Round out your person
Don’t just be an academic. Don’t just be a jock. Please don’t just be a partier. Hone your extracurricular, professional, academic, spiritual and social endeavors. Regardless of whether you want to work on Wall Street as a banker or on Broad Street as a community revitalizer, you will need people skills. By demonstrating that you are a well-rounded individual with interests more diverse than the job you are applying for, you will distinguish yourself from the pack. Every opportunity lends transferable skills, and it will be advantageous to be able to concisely and convincingly communicate them.
Also, don’t forget to use your resources. Stay up to date on current events in the industry (Wall Street Journal, Google News, etc). Take an accounting or finance class as an elective for the hard skills. Join student organizations that count professional development amongst their core goals. Finally, keep in mind that more and more firms are investing in strong training programs for all new employees. If you have the aptitude to learn quickly, you can absolutely keep pace and perhaps even overtake some of your “traditionally majored” colleagues. After all, many business programs do not teach on-the-job skills as much as they do theories and principles.
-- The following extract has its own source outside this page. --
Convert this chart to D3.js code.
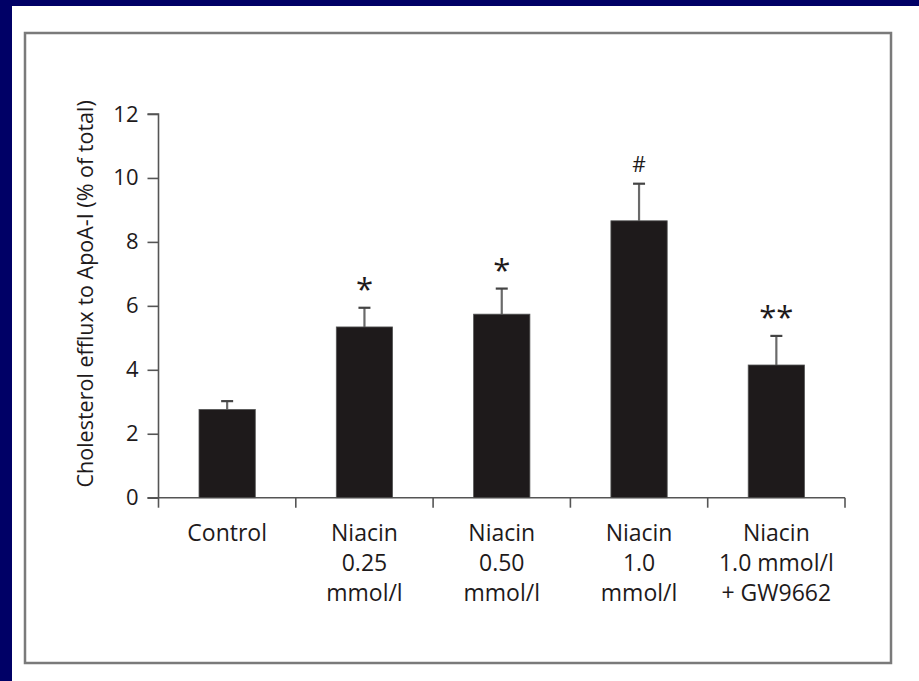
<!DOCTYPE html>
<html><head><meta charset="utf-8">
<script src="https://cdn.jsdelivr.net/npm/d3@7"></script>
<style>html,body{margin:0;padding:0;background:#000066;}svg{display:block;}</style>
</head><body>
<script>
const categories = [
  ["Control"],
  ["Niacin", "0.25", "mmol/l"],
  ["Niacin", "0.50", "mmol/l"],
  ["Niacin", "1.0", "mmol/l"],
  ["Niacin", "1.0 mmol/l", "+ GW9662"]
];
const values = [2.76, 5.34, 5.74, 8.66, 4.15];
const errors = [0.26, 0.60, 0.80, 1.16, 0.91];
const marks = ["", "*", "*", "#", "**"];
const yTicks = [0, 2, 4, 6, 8, 10, 12];
const yLabel = "Cholesterol efflux to ApoA-I (% of total)";

const W = 919, H = 681;
const svg = d3.select("body").append("svg").attr("width", W).attr("height", H);
svg.append("rect").attr("x", 0).attr("y", 0).attr("width", W).attr("height", H).attr("fill", "#000066");
svg.append("rect").attr("x", 12).attr("y", 6).attr("width", W - 12).attr("height", H - 6).attr("fill", "#fff");
svg.append("rect").attr("x", 25).attr("y", 33).attr("width", 866).attr("height", 630)
  .attr("fill", "none").attr("stroke", "#7a7a7a").attr("stroke-width", 2.5);

const font = "'Open Sans', sans-serif";
const ink = "#1e1a1b";
const x0 = 158.5, x1 = 845, yTop = 114, yBot = 497.7;
const x = d3.scaleBand().domain(d3.range(categories.length)).range([x0, x1]).paddingInner(0).paddingOuter(0);
const y = d3.scaleLinear().domain([0, 12]).range([yBot, yTop]);
const barW = x.bandwidth() * 0.41;

// Y axis
const gy = svg.append("g").attr("transform", `translate(${x0},0)`)
  .call(d3.axisLeft(y).tickValues(yTicks).tickSize(11).tickPadding(9).tickFormat(d3.format("d")));
gy.select(".domain").attr("stroke", "#555").attr("stroke-width", 1.6).attr("d", `M-11,${yTop}H0V${yBot}`);
gy.selectAll(".tick line").attr("stroke", "#555").attr("stroke-width", 1.6);
gy.selectAll(".tick text").attr("font-family", font).attr("font-size", 22).attr("fill", ink);

// X axis with boundary ticks
const bounds = d3.range(categories.length + 1).map(i => i < categories.length ? x(i) : x1);
const gx = svg.append("g");
gx.append("line").attr("x1", x0 - 11).attr("x2", x1).attr("y1", yBot).attr("y2", yBot)
  .attr("stroke", "#555").attr("stroke-width", 1.6);
gx.selectAll("line.b").data(bounds).join("line").attr("class", "b")
  .attr("x1", d => d).attr("x2", d => d).attr("y1", yBot).attr("y2", yBot + 10)
  .attr("stroke", "#555").attr("stroke-width", 1.6);

// category labels
const lab = svg.append("g");
categories.forEach((lines, i) => {
  const t = lab.append("text").attr("text-anchor", "middle").attr("font-family", font)
    .attr("font-size", 23).attr("fill", ink);
  lines.forEach((l, j) => {
    t.append("tspan").attr("x", x(i) + x.bandwidth() / 2).attr("y", 541 + j * 30).text(l);
  });
});

// error bars
const eb = svg.append("g");
values.forEach((v, i) => {
  const cx = x(i) + x.bandwidth() / 2;
  eb.append("line").attr("x1", cx).attr("x2", cx).attr("y1", y(v)).attr("y2", y(v + errors[i]))
    .attr("stroke", "#6a6a6a").attr("stroke-width", 2.2);
  eb.append("line").attr("x1", cx - 6).attr("x2", cx + 6).attr("y1", y(v + errors[i])).attr("y2", y(v + errors[i]))
    .attr("stroke", "#444").attr("stroke-width", 2.2);
});

// bars
svg.append("g").selectAll("rect").data(values).join("rect")
  .attr("x", (d, i) => x(i) + (x.bandwidth() - barW) / 2)
  .attr("y", d => y(d)).attr("width", barW).attr("height", d => y(0) - y(d))
  .attr("fill", ink).attr("stroke", "#555").attr("stroke-width", 0.8);

// significance marks
svg.append("g").selectAll("text").data(marks).join("text")
  .attr("x", (d, i) => x(i) + x.bandwidth() / 2)
  .attr("y", (d, i) => y(values[i] + errors[i]) - (d === "#" ? 12 : 8))
  .attr("text-anchor", "middle").attr("font-family", font)
  .attr("font-size", d => d === "#" ? 21 : 31).attr("fill", ink)
  .text(d => d);

// y label
svg.append("text").attr("transform", `translate(93,${(yTop + yBot) / 2 - 12}) rotate(-90)`)
  .attr("text-anchor", "middle").attr("font-family", font).attr("font-size", 21.5).attr("fill", ink)
  .text(yLabel);
</script>
</body></html>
Reach out — early and often
Being ‘self-made’ is an imaginary concept. No one, no matter how adamant they are, achieved their success solely off of their own merits. While individuals’ levels of perseverance, resolve, motivation, etc. can vary greatly, the fact that they needed to network in some form or another to get where they are is true for all. And I know, networking can initially be very awkward. But with practice, it becomes second nature – and that’s when you’ll really begin to see results.
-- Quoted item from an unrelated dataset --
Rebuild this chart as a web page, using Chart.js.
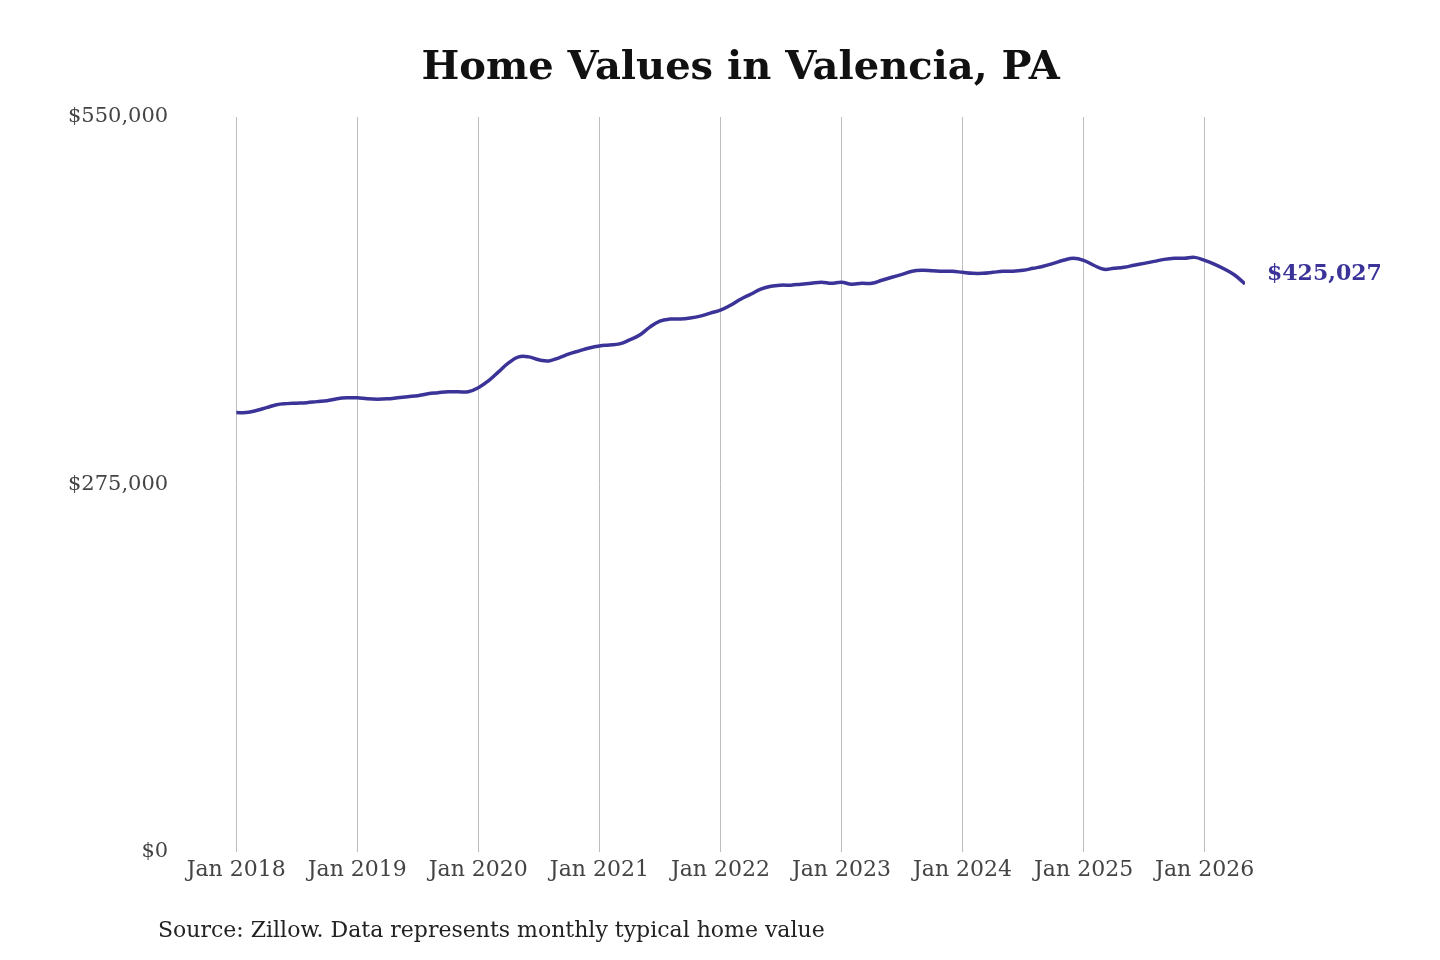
<!DOCTYPE html>
<html>
<head>
<meta charset="utf-8">
<script src="https://cdn.jsdelivr.net/npm/chart.js@4"></script>
<style>
  body { margin: 0; background: #fff; }
  #wrap { width: 1440px; height: 960px; }
</style>
</head>
<body>
<div id="wrap"><canvas id="chart"></canvas></div>
<script>
// Monthly typical home value, Jan 2018 .. May 2026
const startYear = 2018;
const values = [
  328700, 328700, 330200, 332400, 334600, 335400, 335700, 336100, 336900, 337600, 339100, 339800,
  339800, 339000, 338700, 339000, 339800, 340600, 341300, 342800, 343600, 344300, 344300, 344300,
  347300, 352500, 359200, 365900, 370400, 370400, 368200, 367400, 369700, 372600, 374900, 377100,
  378600, 379300, 380100, 383100, 386800, 392700, 397200, 398700, 398700, 399500, 400900, 403200,
  405400, 409100, 413600, 417300, 421100, 423300, 424100, 424100, 424800, 425500, 426300, 425500,
  426300, 424800, 425500, 425500, 427800, 430000, 432200, 434500, 435200, 434900, 434500, 434500,
  433700, 433000, 433000, 433700, 434500, 434500, 435200, 436700, 438200, 440400, 442700, 444200,
  442700, 439000, 436000, 436700, 437500, 439000, 440400, 441900, 443400, 444200, 444200, 444900,
  442700, 439700, 436000, 431500, 425027
];
const yTicks = [0, 275000, 550000];
const lineColor = '#3b3397';
const serif = '"DejaVu Serif", serif';

const points = values.map((v, i) => ({ x: i, y: v }));
const fmt = v => '$' + v.toLocaleString('en-US');

const textPlugin = {
  id: 'texts',
  afterDraw(chart) {
    const ctx = chart.ctx;
    const area = chart.chartArea;
    ctx.save();
    ctx.fillStyle = '#111';
    ctx.font = 'bold 40px ' + serif;
    ctx.textAlign = 'center';
    ctx.textBaseline = 'middle';
    ctx.fillText('Home Values in Valencia, PA', (area.left + area.right) / 2, 69);

    ctx.font = '22px ' + serif;
    ctx.textAlign = 'left';
    ctx.fillStyle = '#222';
    ctx.fillText('Source: Zillow. Data represents monthly typical home value', 158, 931);

    const last = values.length - 1;
    const px = chart.scales.x.getPixelForValue(last);
    const py = chart.scales.y.getPixelForValue(values[last]);
    ctx.font = 'bold 22px ' + serif;
    ctx.fillStyle = lineColor;
    ctx.fillText(fmt(values[last]), px + 22, py - 10);
    ctx.restore();
  }
};

new Chart(document.getElementById('chart'), {
  type: 'line',
  data: {
    datasets: [{
      data: points,
      borderColor: lineColor,
      borderWidth: 3.5,
      pointRadius: 0,
      tension: 0.4,
      fill: false
    }]
  },
  options: {
    responsive: true,
    maintainAspectRatio: false,
    animation: false,
    layout: { padding: { top: 117, right: 195, bottom: 72, left: 8 } },
    plugins: { legend: { display: false }, tooltip: { enabled: false } },
    scales: {
      x: {
        type: 'linear',
        min: 0,
        max: values.length - 1,
        afterBuildTicks: axis => {
          axis.ticks = [];
          for (let m = 0; m < values.length; m += 12) axis.ticks.push({ value: m });
        },
        ticks: {
          callback: v => 'Jan ' + (startYear + v / 12),
          color: '#444',
          font: { family: serif, size: 22 },
          padding: 5,
          maxRotation: 0
        },
        grid: { color: '#bdbdbd', lineWidth: 1, drawTicks: false },
        border: { display: false }
      },
      y: {
        min: 0,
        max: 550000,
        afterBuildTicks: axis => { axis.ticks = yTicks.map(v => ({ value: v })); },
        ticks: {
          callback: v => fmt(v),
          color: '#444',
          font: { family: serif, size: 21 },
          padding: 60
        },
        grid: { display: false },
        border: { display: false }
      }
    }
  },
  plugins: [textPlugin]
});
</script>
</body>
</html>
We are young. You don’t have to sell yourself as someone who has got it all figured out. In fact, in doing so, you might tip off your interviewer to a lack of authenticity in your character. At this age, most career moves are a means to a greater end that is largely unclear to us now. Just convey that your head is on straight, that you have something valuable to contribute to the larger group, and that you will make your boss’ life easier. It worked for me.